<<<<
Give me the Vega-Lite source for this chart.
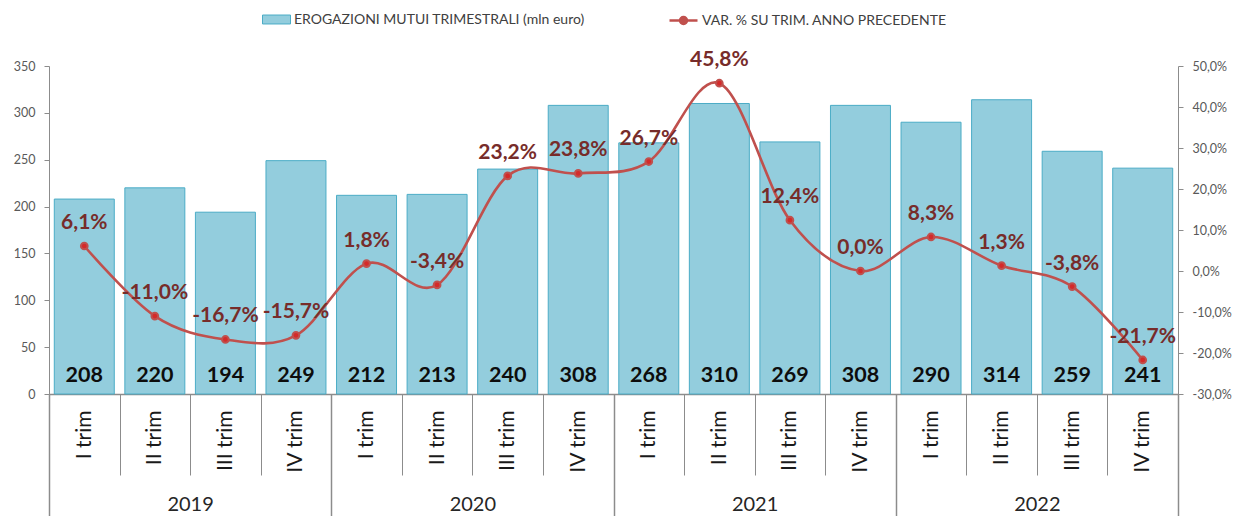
{
  "$schema": "https://vega.github.io/schema/vega-lite/v6.json",
  "width": 1129,
  "height": 328,
  "autosize": {"type": "none"},
  "padding": {"left": 49, "top": 66, "right": 64, "bottom": 122},
  "config": {
    "font": "Lato",
    "view": {"stroke": null},
    "locale": {"number": {"decimal": ",", "thousands": ".", "grouping": [3], "currency": ["", " €"], "minus": "-"}}
  },
  "data": {
    "values": [
      {"key": "2019|I trim", "year": "2019", "value": 208, "pct": 0.061},
      {"key": "2019|II trim", "year": "2019", "value": 220, "pct": -0.110},
      {"key": "2019|III trim", "year": "2019", "value": 194, "pct": -0.167},
      {"key": "2019|IV trim", "year": "2019", "value": 249, "pct": -0.157},
      {"key": "2020|I trim", "year": "2020", "value": 212, "pct": 0.018},
      {"key": "2020|II trim", "year": "2020", "value": 213, "pct": -0.034},
      {"key": "2020|III trim", "year": "2020", "value": 240, "pct": 0.232},
      {"key": "2020|IV trim", "year": "2020", "value": 308, "pct": 0.238},
      {"key": "2021|I trim", "year": "2021", "value": 268, "pct": 0.267},
      {"key": "2021|II trim", "year": "2021", "value": 310, "pct": 0.458},
      {"key": "2021|III trim", "year": "2021", "value": 269, "pct": 0.124},
      {"key": "2021|IV trim", "year": "2021", "value": 308, "pct": 0.0},
      {"key": "2022|I trim", "year": "2022", "value": 290, "pct": 0.083},
      {"key": "2022|II trim", "year": "2022", "value": 314, "pct": 0.013},
      {"key": "2022|III trim", "year": "2022", "value": 259, "pct": -0.038},
      {"key": "2022|IV trim", "year": "2022", "value": 241, "pct": -0.217}
    ]
  },
  "layer": [
    {
      "layer": [
        {
          "encoding": {
            "x": {
              "field": "key", "type": "nominal", "sort": null,
              "scale": {"paddingInner": 0, "paddingOuter": 0},
              "axis": {
                "title": null, "orient": "bottom",
                "labelExpr": "split(datum.label, '|')[1]",
                "labelAngle": -90, "labelAlign": "right", "labelBaseline": "middle",
                "labelFontSize": 21, "labelColor": "#1a1a1a",
                "labelPadding": -65,
                "tickBand": "extent", "tickSize": 81, "tickColor": "#8c8c8c", "tickWidth": 1,
                "domainColor": "#8c8c8c", "domainWidth": 1.5
              }
            }
          },
          "layer": [
            {
              "mark": {"type": "bar", "width": {"band": 0.85}, "stroke": "#4BACC6", "strokeWidth": 1},
              "encoding": {
                "y": {
                  "field": "value", "type": "quantitative",
                  "scale": {"domain": [0, 350], "nice": false},
                  "axis": {
                    "title": null, "orient": "left", "values": [0, 50, 100, 150, 200, 250, 300, 350],
                    "grid": false, "labelFontSize": 12.5, "labelColor": "#595959", "labelPadding": 9,
                    "tickSize": 5, "tickColor": "#8c8c8c", "domainColor": "#8c8c8c"
                  }
                },
                "fill": {
                  "datum": "EROGAZIONI MUTUI TRIMESTRALI (mln euro)",
                  "scale": {"range": ["#93CDDD"]},
                  "legend": {
                    "title": null, "orient": "none", "legendX": 213, "legendY": -61,
                    "padding": 0,
                    "symbolType": "M-1,-0.32H1V0.32H-1Z", "symbolSize": 784,
                    "symbolStrokeColor": "#4BACC6", "symbolStrokeWidth": 1,
                    "labelFontSize": 14, "labelColor": "#404040", "labelOffset": 3, "labelLimit": 500
                  }
                }
              }
            },
            {
              "mark": {"type": "text", "fontWeight": "bold", "fontSize": 21.5, "color": "#0d0d0d", "baseline": "middle", "dy": -18},
              "encoding": {
                "y": {"datum": 0, "type": "quantitative"},
                "text": {"field": "value", "type": "quantitative"}
              }
            }
          ]
        },
        {
          "encoding": {
            "x": {"field": "key", "type": "nominal", "sort": null},
            "y": {
              "field": "pct", "type": "quantitative",
              "scale": {"domain": [-0.3, 0.5], "nice": false},
              "axis": {
                "title": null, "orient": "right", "values": [-0.3, -0.2, -0.1, 0, 0.1, 0.2, 0.3, 0.4, 0.5],
                "format": ".1%", "grid": false, "labelFontSize": 12.5, "labelColor": "#595959", "labelPadding": 9,
                "tickSize": 5, "tickColor": "#8c8c8c", "domainColor": "#8c8c8c"
              }
            }
          },
          "layer": [
            {
              "mark": {"type": "line", "interpolate": "cardinal", "strokeWidth": 2.6},
              "encoding": {
                "stroke": {
                  "datum": "VAR. % SU TRIM. ANNO PRECEDENTE",
                  "scale": {"range": ["#C0504D"]},
                  "legend": {
                    "title": null, "orient": "none", "legendX": 619, "legendY": -61,
                    "padding": 0,
                    "symbolType": "M-1,0H1M-0.25,0A0.25,0.25 0 1,1 0.25,0A0.25,0.25 0 1,1 -0.25,0",
                    "symbolSize": 784, "symbolStrokeWidth": 2.5, "symbolFillColor": "#C0504D",
                    "labelFontSize": 14, "labelColor": "#404040", "labelOffset": 3, "labelLimit": 500,
                    "encode": {"symbols": {"update": {"fill": {"value": "#C0504D"}}}}
                  }
                }
              }
            },
            {
              "mark": {"type": "point", "shape": "circle", "filled": true, "size": 45, "fill": "#D42A2A", "stroke": "#C0504D", "strokeWidth": 2, "opacity": 1}
            },
            {
              "mark": {"type": "text", "fontWeight": "bold", "fontSize": 21, "color": "#772C2A", "baseline": "middle", "dy": -23},
              "encoding": {
                "text": {"field": "pct", "type": "quantitative", "format": ".1%"}
              }
            }
          ]
        }
      ],
      "resolve": {"scale": {"y": "independent"}}
    },
    {
      "mark": {"type": "rule", "opacity": 0},
      "encoding": {
        "x": {
          "field": "year", "type": "nominal", "sort": null,
          "scale": {"paddingInner": 0, "paddingOuter": 0},
          "axis": {
            "title": null, "orient": "bottom", "labelAngle": 0, "labelBaseline": "top",
            "labelFontSize": 20, "labelColor": "#262626", "labelPadding": -22,
            "tickBand": "extent", "tickSize": 122, "tickColor": "#8c8c8c", "tickWidth": 1.5,
            "domain": false
          }
        }
      }
    }
  ],
  "resolve": {"scale": {"x": "independent"}}
}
>>>>
Task to complete — Transcribe the whole listing exactly. Pictures stay out of your copy.

Response for this exercise —
Give me the Vega-Lite source for this chart.
{
  "$schema": "https://vega.github.io/schema/vega-lite/v6.json",
  "width": 1129,
  "height": 328,
  "autosize": {"type": "none"},
  "padding": {"left": 49, "top": 66, "right": 64, "bottom": 122},
  "config": {
    "font": "Lato",
    "view": {"stroke": null},
    "locale": {"number": {"decimal": ",", "thousands": ".", "grouping": [3], "currency": ["", " €"], "minus": "-"}}
  },
  "data": {
    "values": [
      {"key": "2019|I trim", "year": "2019", "value": 208, "pct": 0.061},
      {"key": "2019|II trim", "year": "2019", "value": 220, "pct": -0.110},
      {"key": "2019|III trim", "year": "2019", "value": 194, "pct": -0.167},
      {"key": "2019|IV trim", "year": "2019", "value": 249, "pct": -0.157},
      {"key": "2020|I trim", "year": "2020", "value": 212, "pct": 0.018},
      {"key": "2020|II trim", "year": "2020", "value": 213, "pct": -0.034},
      {"key": "2020|III trim", "year": "2020", "value": 240, "pct": 0.232},
      {"key": "2020|IV trim", "year": "2020", "value": 308, "pct": 0.238},
      {"key": "2021|I trim", "year": "2021", "value": 268, "pct": 0.267},
      {"key": "2021|II trim", "year": "2021", "value": 310, "pct": 0.458},
      {"key": "2021|III trim", "year": "2021", "value": 269, "pct": 0.124},
      {"key": "2021|IV trim", "year": "2021", "value": 308, "pct": 0.0},
      {"key": "2022|I trim", "year": "2022", "value": 290, "pct": 0.083},
      {"key": "2022|II trim", "year": "2022", "value": 314, "pct": 0.013},
      {"key": "2022|III trim", "year": "2022", "value": 259, "pct": -0.038},
      {"key": "2022|IV trim", "year": "2022", "value": 241, "pct": -0.217}
    ]
  },
  "layer": [
    {
      "layer": [
        {
          "encoding": {
            "x": {
              "field": "key", "type": "nominal", "sort": null,
              "scale": {"paddingInner": 0, "paddingOuter": 0},
              "axis": {
                "title": null, "orient": "bottom",
                "labelExpr": "split(datum.label, '|')[1]",
                "labelAngle": -90, "labelAlign": "right", "labelBaseline": "middle",
                "labelFontSize": 21, "labelColor": "#1a1a1a",
                "labelPadding": -65,
                "tickBand": "extent", "tickSize": 81, "tickColor": "#8c8c8c", "tickWidth": 1,
                "domainColor": "#8c8c8c", "domainWidth": 1.5
              }
            }
          },
          "layer": [
            {
              "mark": {"type": "bar", "width": {"band": 0.85}, "stroke": "#4BACC6", "strokeWidth": 1},
              "encoding": {
                "y": {
                  "field": "value", "type": "quantitative",
                  "scale": {"domain": [0, 350], "nice": false},
                  "axis": {
                    "title": null, "orient": "left", "values": [0, 50, 100, 150, 200, 250, 300, 350],
                    "grid": false, "labelFontSize": 12.5, "labelColor": "#595959", "labelPadding": 9,
                    "tickSize": 5, "tickColor": "#8c8c8c", "domainColor": "#8c8c8c"
                  }
                },
                "fill": {
                  "datum": "EROGAZIONI MUTUI TRIMESTRALI (mln euro)",
                  "scale": {"range": ["#93CDDD"]},
                  "legend": {
                    "title": null, "orient": "none", "legendX": 213, "legendY": -61,
                    "padding": 0,
                    "symbolType": "M-1,-0.32H1V0.32H-1Z", "symbolSize": 784,
                    "symbolStrokeColor": "#4BACC6", "symbolStrokeWidth": 1,
                    "labelFontSize": 14, "labelColor": "#404040", "labelOffset": 3, "labelLimit": 500
                  }
                }
              }
            },
            {
              "mark": {"type": "text", "fontWeight": "bold", "fontSize": 21.5, "color": "#0d0d0d", "baseline": "middle", "dy": -18},
              "encoding": {
                "y": {"datum": 0, "type": "quantitative"},
                "text": {"field": "value", "type": "quantitative"}
              }
            }
          ]
        },
        {
          "encoding": {
            "x": {"field": "key", "type": "nominal", "sort": null},
            "y": {
              "field": "pct", "type": "quantitative",
              "scale": {"domain": [-0.3, 0.5], "nice": false},
              "axis": {
                "title": null, "orient": "right", "values": [-0.3, -0.2, -0.1, 0, 0.1, 0.2, 0.3, 0.4, 0.5],
                "format": ".1%", "grid": false, "labelFontSize": 12.5, "labelColor": "#595959", "labelPadding": 9,
                "tickSize": 5, "tickColor": "#8c8c8c", "domainColor": "#8c8c8c"
              }
            }
          },
          "layer": [
            {
              "mark": {"type": "line", "interpolate": "cardinal", "strokeWidth": 2.6},
              "encoding": {
                "stroke": {
                  "datum": "VAR. % SU TRIM. ANNO PRECEDENTE",
                  "scale": {"range": ["#C0504D"]},
                  "legend": {
                    "title": null, "orient": "none", "legendX": 619, "legendY": -61,
                    "padding": 0,
                    "symbolType": "M-1,0H1M-0.25,0A0.25,0.25 0 1,1 0.25,0A0.25,0.25 0 1,1 -0.25,0",
                    "symbolSize": 784, "symbolStrokeWidth": 2.5, "symbolFillColor": "#C0504D",
                    "labelFontSize": 14, "labelColor": "#404040", "labelOffset": 3, "labelLimit": 500,
                    "encode": {"symbols": {"update": {"fill": {"value": "#C0504D"}}}}
                  }
                }
              }
            },
            {
              "mark": {"type": "point", "shape": "circle", "filled": true, "size": 45, "fill": "#D42A2A", "stroke": "#C0504D", "strokeWidth": 2, "opacity": 1}
            },
            {
              "mark": {"type": "text", "fontWeight": "bold", "fontSize": 21, "color": "#772C2A", "baseline": "middle", "dy": -23},
              "encoding": {
                "text": {"field": "pct", "type": "quantitative", "format": ".1%"}
              }
            }
          ]
        }
      ],
      "resolve": {"scale": {"y": "independent"}}
    },
    {
      "mark": {"type": "rule", "opacity": 0},
      "encoding": {
        "x": {
          "field": "year", "type": "nominal", "sort": null,
          "scale": {"paddingInner": 0, "paddingOuter": 0},
          "axis": {
            "title": null, "orient": "bottom", "labelAngle": 0, "labelBaseline": "top",
            "labelFontSize": 20, "labelColor": "#262626", "labelPadding": -22,
            "tickBand": "extent", "tickSize": 122, "tickColor": "#8c8c8c", "tickWidth": 1.5,
            "domain": false
          }
        }
      }
    }
  ],
  "resolve": {"scale": {"x": "independent"}}
}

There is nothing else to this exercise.